Athens Convention: Passenger injury claims in International Waters
When a passenger is injured in international waters, who bears the burden of proof and when might a prima facie case of negligence arise and be…
Janet Dawkins v Carnival Plc (t/a P&O Cruises)  EWCA CIV 1237
When a passenger is injured on a cruise liner in international waters, who bears the burden of proof and when might a prima facie case of negligence arise and be displaced? The Court of Appeal has now provided guidance.
The claimant was a passenger on a cruise ship. She was walking through the ship’s conservatory restaurant at about 2pm, when she slipped and fell, sustaining soft tissue injuries to both knees and her wrists. At the time of the incident the claimant was passing a drinks dispensing station and water spilt on the floor led to the slip.

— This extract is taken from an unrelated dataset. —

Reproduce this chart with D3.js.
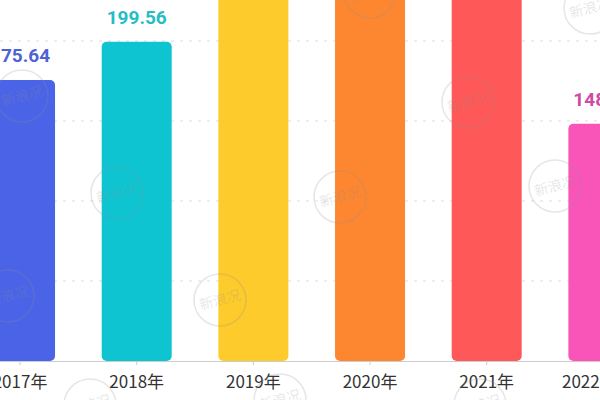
<!DOCTYPE html>
<html>
<head>
<meta charset="utf-8">
<script src="https://cdn.jsdelivr.net/npm/d3@7"></script>
<style>
  html, body { margin: 0; padding: 0; background: #fff; overflow: hidden; }
  svg { display: block; }
</style>
</head>
<body>
<svg id="chart" width="600" height="400"></svg>
<script>
// ---- data ----
const categories = ["2017年", "2018年", "2019年", "2020年", "2021年", "2022年"];
const values = [175.64, 199.56, 238.4, 252.7, 259.3, 148.26];
const valueLabels = ["175.64", "199.56", "238.40", "252.70", "259.30", "148.26"];
const barColors = ["#4b64e7", "#0ec4d1", "#fdcb2b", "#fd8731", "#fe5858", "#f955b8"];
const labelColors = ["#4d62d4", "#27bcc6", "#e7ac1a", "#ec7a2a", "#e95050", "#cf4aa2"];
const gridValues = [50, 100, 150, 200, 250];
const watermarkText = "新浪况";

const svg = d3.select("#chart");
const W = 600, H = 400;

const x = d3.scaleBand()
  .domain(categories)
  .range([-38.3, 661.7])
  .paddingInner(0.4)
  .paddingOuter(0.2);

const y = d3.scaleLinear()
  .domain([0, 200])
  .range([361, 41]);

// gridlines
svg.append("g")
  .selectAll("line")
  .data(gridValues)
  .join("line")
  .attr("x1", 0).attr("x2", W)
  .attr("y1", d => y(d)).attr("y2", d => y(d))
  .attr("stroke", "#dddddd")
  .attr("stroke-width", 1)
  .attr("stroke-dasharray", "3,6");

// bars
svg.append("g")
  .selectAll("rect")
  .data(values)
  .join("rect")
  .attr("x", (d, i) => x(categories[i]))
  .attr("width", x.bandwidth())
  .attr("y", d => y(d))
  .attr("height", d => y(0) - y(d))
  .attr("rx", 5).attr("ry", 5)
  .attr("fill", (d, i) => barColors[i]);

// value labels
svg.append("g")
  .selectAll("text")
  .data(values)
  .join("text")
  .attr("x", (d, i) => x(categories[i]) + x.bandwidth() / 2)
  .attr("y", d => y(d) - 18)
  .attr("text-anchor", "middle")
  .attr("font-family", "Roboto, 'DejaVu Sans', sans-serif")
  .attr("font-weight", "bold")
  .attr("font-size", 19)
  .attr("fill", (d, i) => labelColors[i])
  .text((d, i) => valueLabels[i]);

// x axis
const xAxis = d3.axisBottom(x).tickSize(4).tickPadding(11);
const gx = svg.append("g")
  .attr("transform", `translate(0,${y(0)})`)
  .call(xAxis);
gx.select(".domain").attr("stroke", "#cccccc").attr("d", `M0,0.5H${W}`);
gx.selectAll(".tick line").attr("stroke", "#cccccc");
gx.selectAll(".tick text")
  .attr("font-family", "'Noto Sans CJK SC', 'Noto Sans', sans-serif")
  .attr("font-size", 17)
  .attr("fill", "#333333")
  .attr("dx", (d, i) => i === categories.length - 1 ? -14 : 0);

// watermarks
const marks = [[22, 96], [117, 193], [220, 300], [340, 197], [468, 102], [370, -8], [8, 296], [90, 405], [280, 400], [480, 405], [555, 186], [590, 8]];
const wm = svg.append("g").attr("pointer-events", "none");
marks.forEach(([cx, cy]) => {
  const g = wm.append("g").attr("transform", `translate(${cx},${cy})`);
  g.append("circle").attr("r", 26)
    .attr("fill", "none")
    .attr("stroke", "rgba(140,140,140,0.22)")
    .attr("stroke-width", 1.5);
  g.append("text")
    .attr("transform", "rotate(-15)")
    .attr("text-anchor", "middle")
    .attr("dy", "0.35em")
    .attr("font-family", "'Noto Sans CJK SC', sans-serif")
    .attr("font-size", 14)
    .attr("fill", "rgba(140,140,140,0.22)")
    .text(watermarkText);
});
</script>
</body>
</html>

She claimed damages from the cruise operators. Although mistakenly alleging breach of duty under the Occupiers Liability Act, it was conceded that The Athens Convention on Carriage of Passengers and Luggage by Sea (1974) applied to the claim and that the tests to be applied under the convention, including as to burden of proof, were the same as they would have been had the accident happened on premises in England and Wales, namely under s.3(1):
“The carrier shall be liable for the damage suffered as a result of death or personal injury to a passenger… if the incident which caused the damage so suffered occurred in the course of the carriage and was due to the fault or neglect of the carrier or of his servants or agents acting within the scope of their employment.”
The carrier called evidence of its inspection system and training received by crew members. However, no evidence was given by any member of staff working in the conservatory on the day of the accident.

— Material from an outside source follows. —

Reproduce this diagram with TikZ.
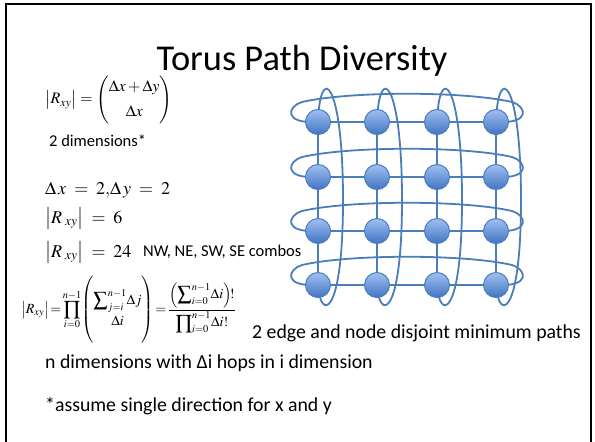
\documentclass[tikz,border=0pt]{standalone}
\usepackage{amsmath}
\usepackage{mathptmx}
\usepackage{fontspec}
\setmainfont{Carlito}
\definecolor{torusblue}{RGB}{74,126,187}
\definecolor{nodetop}{RGB}{160,192,240}
\definecolor{nodebottom}{RGB}{66,116,196}
\usetikzlibrary{backgrounds}

\begin{document}
\begin{tikzpicture}[x=1pt, y=-1pt,
  titletext/.style={font=\fontsize{36.4}{40}\selectfont, anchor=base, inner sep=0},
  bodytext/.style={font=\fontsize{19.8}{24}\selectfont, anchor=base west, inner sep=0},
  smalltext/.style={font=\fontsize{16.5}{20}\selectfont, anchor=base west, inner sep=0},
  eqn/.style={font=\fontsize{18}{21}\selectfont, anchor=base west, inner sep=0},
  torusnode/.style={circle, draw=torusblue, line width=1pt, minimum size=25pt, inner sep=0, top color=nodetop, bottom color=nodebottom},
  link/.style={draw=torusblue, line width=1.8pt}
]
  \useasboundingbox (0,0) rectangle (595,442);
  \draw[line width=2pt] (6,442) -- (6,4) -- (591,4) -- (591,442);

  \node[titletext] (title) at (302,70) {Torus Path Diversity};

  % formulas on the left
  \node[eqn, font=\fontsize{16}{19}\selectfont, anchor=west] (rbinom) at (45,101)
    {$\bigl|R_{xy}\bigr| = \left(\vrule height 22pt depth 22pt width 0pt
      \begin{matrix}\Delta x+\Delta y\\[6pt]\Delta x\end{matrix}\right)$};
  \node[smalltext] (twodim) at (49,146) {2 dimensions*};
  \node[eqn] (deltas) at (45,194) {$\Delta\,x \;=\; 2,\!\Delta\,y \;=\; 2$};
  \node[eqn] (rsix) at (45,223) {$\bigl|R_{\;xy}\bigr| \;=\; 6$};
  \node[eqn] (rtwentyfour) at (45,257) {$\bigl|R_{\;xy}\bigr| \;=\; 24$};
  \node[smalltext] (combos) at (143,256) {NW, NE, SW, SE combos};
  \node[eqn, font=\fontsize{14}{17}\selectfont, anchor=west] (rgeneral) at (21,310)
    {$\displaystyle \bigl|R_{xy}\bigr|\!=\!\prod_{i=0}^{n-1}\!\left(\vrule height 29pt depth 29pt width 0pt
      \begin{matrix}\displaystyle\sum\nolimits_{j=i}^{n-1}\!\Delta j\\[4pt] \Delta i\end{matrix}\right)\!=\!
      \frac{\displaystyle\left(\sum\nolimits_{i=0}^{n-1}\!\Delta i\right)\!!}
           {\displaystyle\prod\nolimits_{i=0}^{n-1}\!\Delta i!}$};

  \node[bodytext] (disjoint) at (252,338) {2 edge and node disjoint minimum paths};
  \node[bodytext] (ndim) at (45,368) {n dimensions with Δi hops in i dimension};
  \node[bodytext] (assume) at (45,411) {*assume single direction for x and y};

  % torus grid
  \foreach \cx [count=\i] in {318,377,437,496}
    \foreach \ry [count=\j] in {122,177,231,285}
      \node[torusnode] (n\i\j) at (\cx,\ry) {};

  \begin{scope}[on background layer]
    \foreach \i in {1,...,4} {
      \foreach \j/\k in {1/2,2/3,3/4} {
        \draw[link] (n\i\j) -- (n\i\k);
        \draw[link] (n\j\i) -- (n\k\i);
      }
      % wraparound links
      \draw[link] (n1\i.center) .. controls +(-36,2) and +(-14,4) .. ++(-16,-20)
        .. controls +(48,-11) and +(-48,-11) .. ++(210,0)
        .. controls +(14,4) and +(36,2) .. (n4\i.center);
      \draw[link] (n\i1.center) .. controls +(2,-60) and +(0,-120) .. ++(25,78)
        .. controls +(0,120) and +(2,35) .. (n\i4.center);
    }
  \end{scope}
\end{tikzpicture}
\end{document}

In the county court the recorder accepted that all of the staff were safety conscious and had been briefed to ensure the safety of themselves and the passengers. The recorder also found that there was a full contingent of staff in the conservatory at the time of the accident. It was also established that there had only been two accidents in six years.
However, applying the two stage test in Ward v Tesco Stores Limited  1 WLR 810 (a supermarket slip involving spilt yoghurt) the recorder found that an accident such as the present one would not normally happen in the ordinary course of things and that consequently there was a prima facie case of negligence. Applying the second stage of the test, the recorder held that on the weight of the evidence, the defendants had done all that was required of them in establishing a proper system for ensuring the safety of their passengers and that the presence of water did not show that they had failed in their duty that day. The inference was that since the system was operating effectively, the water could not have been on the floor for a significant time. The claimant appealed.
The Court of Appeal agreed with applying the test in Ward, but highlighted that (as cited in Ward) the decision of the High Court in Turner v Arding & Hobbs Ltd  2 ALL ER 911 should be followed. Evidence needs to be put forward as to the watch that was kept on the floor immediately before the accident.
The court summarised as follows:
a) Under the convention the burden of proof was on the claimant;
b) Where premises such as the floor of a conservatory, as in this case, are under the management of the defendant and a hazard is present on the floor, there may be a prima facie case of negligence against the defendant. The strength of the case will depend on all the circumstances;
c) In the present circumstances, there was a prima facie case as the recorder found;
d) The issue was whether on the evidence as a whole that case was displaced.
The Court of Appeal was unimpressed with the lack of evidence from members of staff present in the conservatory at the time of the incident. In his leading Judgment, Lord Justice Pill held that in the absence of evidence from members of staff claimed to be implementing the system, the recorder was not entitled to infer from the existence of a system, that the spillage which led to the injury occurred only a few seconds or a very short time before the accident. The appeal therefore succeeded.
This decision is a useful reminder to P&I and other liability insurers of commercial pleasure craft and cruise vessels that, in defending trip and slip claims, it is important not only for the insured to have evidence of systems of safe management in place, but also to obtain witness evidence from the insured’s crew/employees present at the time to confirm how the system was being implemented at the time of the accident. Absent such evidence, the court will be unable to infer (e.g. from usual practice) that the system was working properly.